Taiwan declines in IMD world competitiveness rankings

Taiwan slipped three notches this year to 14th in the global competitiveness rankings, which were released Monday by the International Institute for Management (IMD).

Taiwan ranked 14th out of 61 economies covered by the IMD World Competitiveness Center, its lowest ranking since 2010, but it remained the third most competitive economy in Asia, behind Hong Kong (1st overall) and Singapore (4th).

Countries are ranked based on an analysis of over 340 criteria grouped in four main categories: economic performance, government efficiency, business efficiency and infrastructure.

Responses from an in-depth survey of more than 5,400 business executives, who are asked to assess the situation in their own countries, are also taken into consideration.

Taiwan maintained its 9th-place ranking in the government efficiency category, but slipped in the other three categories, falling to 15th from 11th in economic performance, to 16th from 14th in business efficiency, and to 19th from 18th in infrastructure.

Arturo Bris, director of the IMD World Competitiveness Center, said Taiwan's fundamentals were little changed from the previous year but its overall ranking was dragged down by a "significant decline in GDP growth."

The challenge for Taiwan, like many other Asian economies, Bris said, is where it goes next.

"Taiwan needs to find its own strategy.
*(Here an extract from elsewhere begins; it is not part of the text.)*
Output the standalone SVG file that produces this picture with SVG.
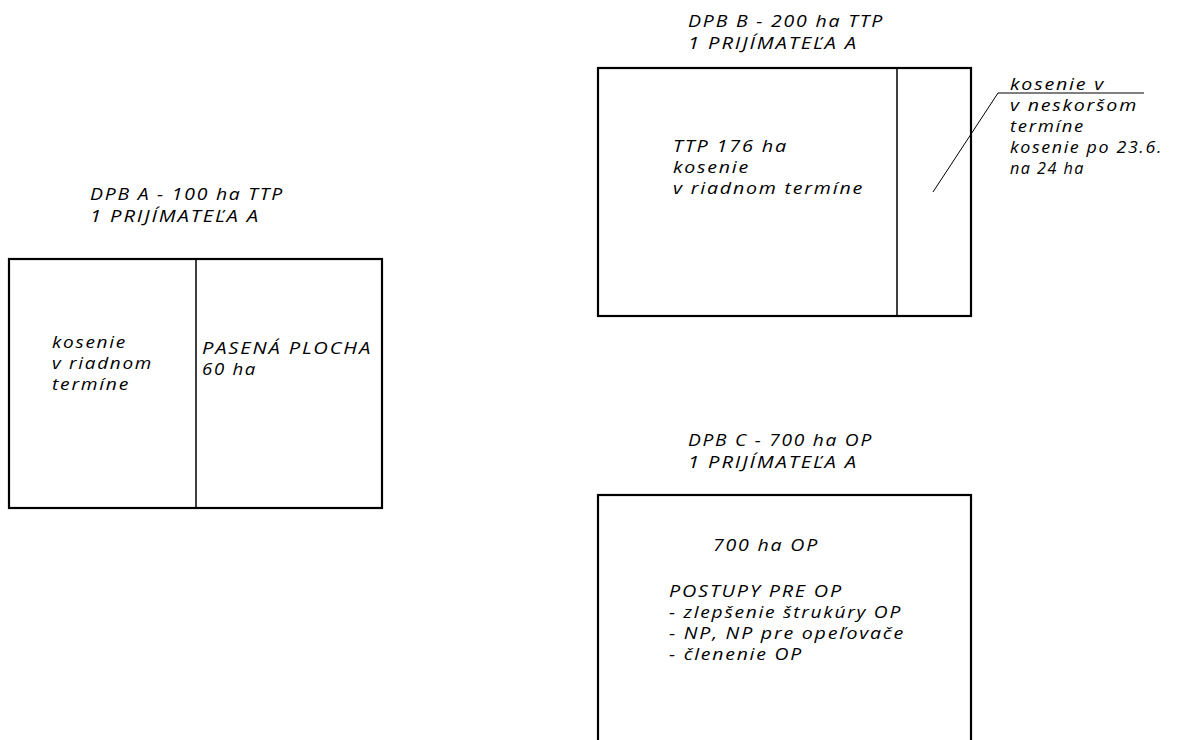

Taiwan still needs to rely on its big neighbor (China), and this is unfortunately what is happening all over the world.

"But Taiwan needs to find a sector, activity, a driver of growth that will make it competitive vis-a-vis mainland China," Bris said, suggesting such possibilities as tourism, IT infrastructure, and construction services.

Taiwan needs to find strengths that will "allow its people to compete with mainland China without giving up the uniqueness of the Taiwanese economy," he said, but felt that with its rich talent pool and free market and democratic environment, Taiwan "can compete with China on many fronts."
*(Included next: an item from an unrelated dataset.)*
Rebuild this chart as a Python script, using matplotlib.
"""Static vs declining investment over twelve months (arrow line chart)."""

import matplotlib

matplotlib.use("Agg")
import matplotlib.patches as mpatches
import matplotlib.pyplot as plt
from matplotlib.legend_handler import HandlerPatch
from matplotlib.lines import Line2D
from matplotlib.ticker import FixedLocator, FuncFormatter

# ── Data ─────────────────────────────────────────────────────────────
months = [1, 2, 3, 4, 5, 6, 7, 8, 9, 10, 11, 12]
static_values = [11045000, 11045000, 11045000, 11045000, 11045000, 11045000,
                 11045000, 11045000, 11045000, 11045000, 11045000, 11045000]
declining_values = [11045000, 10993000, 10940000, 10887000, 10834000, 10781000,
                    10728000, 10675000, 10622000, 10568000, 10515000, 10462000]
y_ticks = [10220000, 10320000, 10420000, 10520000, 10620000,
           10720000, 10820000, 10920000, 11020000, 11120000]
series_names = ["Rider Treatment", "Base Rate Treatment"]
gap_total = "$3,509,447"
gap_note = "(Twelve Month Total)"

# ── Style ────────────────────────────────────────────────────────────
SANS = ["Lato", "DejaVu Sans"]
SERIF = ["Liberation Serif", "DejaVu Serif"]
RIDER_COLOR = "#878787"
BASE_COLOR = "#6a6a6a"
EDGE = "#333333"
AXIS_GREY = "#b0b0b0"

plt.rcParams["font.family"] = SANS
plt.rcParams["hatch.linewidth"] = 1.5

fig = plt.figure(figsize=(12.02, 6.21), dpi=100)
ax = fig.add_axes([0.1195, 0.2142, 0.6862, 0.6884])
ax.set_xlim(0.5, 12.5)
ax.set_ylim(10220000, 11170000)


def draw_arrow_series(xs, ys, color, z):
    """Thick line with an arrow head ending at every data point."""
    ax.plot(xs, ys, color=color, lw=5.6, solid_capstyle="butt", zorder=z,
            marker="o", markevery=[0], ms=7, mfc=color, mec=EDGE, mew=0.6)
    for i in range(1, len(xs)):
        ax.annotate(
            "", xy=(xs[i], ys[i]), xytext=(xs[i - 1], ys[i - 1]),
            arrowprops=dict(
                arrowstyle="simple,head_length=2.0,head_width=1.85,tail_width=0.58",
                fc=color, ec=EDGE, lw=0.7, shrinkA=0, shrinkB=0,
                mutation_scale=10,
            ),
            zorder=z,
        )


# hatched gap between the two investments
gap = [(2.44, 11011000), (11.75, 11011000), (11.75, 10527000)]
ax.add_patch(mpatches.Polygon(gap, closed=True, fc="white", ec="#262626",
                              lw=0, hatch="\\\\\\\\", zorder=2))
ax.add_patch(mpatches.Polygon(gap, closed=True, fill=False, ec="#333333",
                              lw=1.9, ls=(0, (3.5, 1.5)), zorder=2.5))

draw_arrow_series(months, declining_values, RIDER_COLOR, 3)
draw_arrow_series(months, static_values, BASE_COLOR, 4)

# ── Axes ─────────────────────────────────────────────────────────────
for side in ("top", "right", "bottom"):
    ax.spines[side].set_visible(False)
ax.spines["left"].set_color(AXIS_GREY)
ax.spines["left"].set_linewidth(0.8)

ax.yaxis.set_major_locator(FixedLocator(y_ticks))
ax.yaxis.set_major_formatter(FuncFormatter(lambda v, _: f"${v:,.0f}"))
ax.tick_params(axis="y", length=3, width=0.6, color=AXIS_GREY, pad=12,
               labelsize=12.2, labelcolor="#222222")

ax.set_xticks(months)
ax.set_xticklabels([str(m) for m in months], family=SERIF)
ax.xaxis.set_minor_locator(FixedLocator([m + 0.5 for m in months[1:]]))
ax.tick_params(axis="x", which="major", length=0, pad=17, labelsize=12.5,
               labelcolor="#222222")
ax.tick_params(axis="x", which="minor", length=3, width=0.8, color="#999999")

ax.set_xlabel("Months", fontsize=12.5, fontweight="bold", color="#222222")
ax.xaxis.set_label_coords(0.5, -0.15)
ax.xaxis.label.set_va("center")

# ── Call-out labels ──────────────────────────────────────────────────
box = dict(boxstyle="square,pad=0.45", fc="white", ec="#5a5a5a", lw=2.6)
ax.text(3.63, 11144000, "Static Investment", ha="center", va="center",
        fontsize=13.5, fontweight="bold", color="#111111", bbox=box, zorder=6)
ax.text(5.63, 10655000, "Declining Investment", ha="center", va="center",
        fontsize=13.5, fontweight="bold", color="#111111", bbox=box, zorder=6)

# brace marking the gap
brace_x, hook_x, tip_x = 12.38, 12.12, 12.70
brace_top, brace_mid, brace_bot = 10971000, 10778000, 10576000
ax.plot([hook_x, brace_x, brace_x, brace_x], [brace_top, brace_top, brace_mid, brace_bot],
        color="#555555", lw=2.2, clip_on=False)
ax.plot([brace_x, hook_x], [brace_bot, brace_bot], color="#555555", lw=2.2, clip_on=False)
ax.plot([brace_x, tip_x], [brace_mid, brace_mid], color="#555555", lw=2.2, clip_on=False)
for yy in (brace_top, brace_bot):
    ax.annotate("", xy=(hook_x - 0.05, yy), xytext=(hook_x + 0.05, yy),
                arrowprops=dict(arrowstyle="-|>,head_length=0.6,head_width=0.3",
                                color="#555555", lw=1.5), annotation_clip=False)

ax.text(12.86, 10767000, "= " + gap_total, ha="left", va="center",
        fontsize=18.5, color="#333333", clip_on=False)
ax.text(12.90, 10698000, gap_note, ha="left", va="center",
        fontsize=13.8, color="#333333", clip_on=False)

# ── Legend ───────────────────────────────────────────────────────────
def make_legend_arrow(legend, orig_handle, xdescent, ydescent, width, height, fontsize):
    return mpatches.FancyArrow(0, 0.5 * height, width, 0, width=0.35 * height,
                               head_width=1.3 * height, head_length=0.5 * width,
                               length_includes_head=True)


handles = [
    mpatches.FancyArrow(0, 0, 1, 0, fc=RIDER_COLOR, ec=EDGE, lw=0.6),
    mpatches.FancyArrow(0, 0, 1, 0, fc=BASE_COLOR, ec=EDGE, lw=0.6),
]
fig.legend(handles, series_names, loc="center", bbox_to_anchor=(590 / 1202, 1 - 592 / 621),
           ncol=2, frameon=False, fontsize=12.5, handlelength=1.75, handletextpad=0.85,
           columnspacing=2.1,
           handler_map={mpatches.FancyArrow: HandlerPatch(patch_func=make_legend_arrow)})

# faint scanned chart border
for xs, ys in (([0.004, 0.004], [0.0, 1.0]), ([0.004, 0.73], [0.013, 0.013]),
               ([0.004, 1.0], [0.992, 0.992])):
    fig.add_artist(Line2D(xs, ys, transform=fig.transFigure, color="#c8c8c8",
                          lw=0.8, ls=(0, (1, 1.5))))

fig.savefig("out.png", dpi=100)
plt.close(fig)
Bris said the big headline of this year's competitive report was that most Asian economies, with few exceptions, fell in the rankings, which he believed is because "they need to find what is the next step."

In response to the report, the Ministry of Economic Affairs said it will promote five innovative industries touted by Taiwan's new government and also diversify export markets and carry out a "New Southbound Policy."

Kao Shien-quey (???), deputy chief of Taiwan's National Development Council, said Taiwan's economic performance was lackluster due to the sluggish world economy.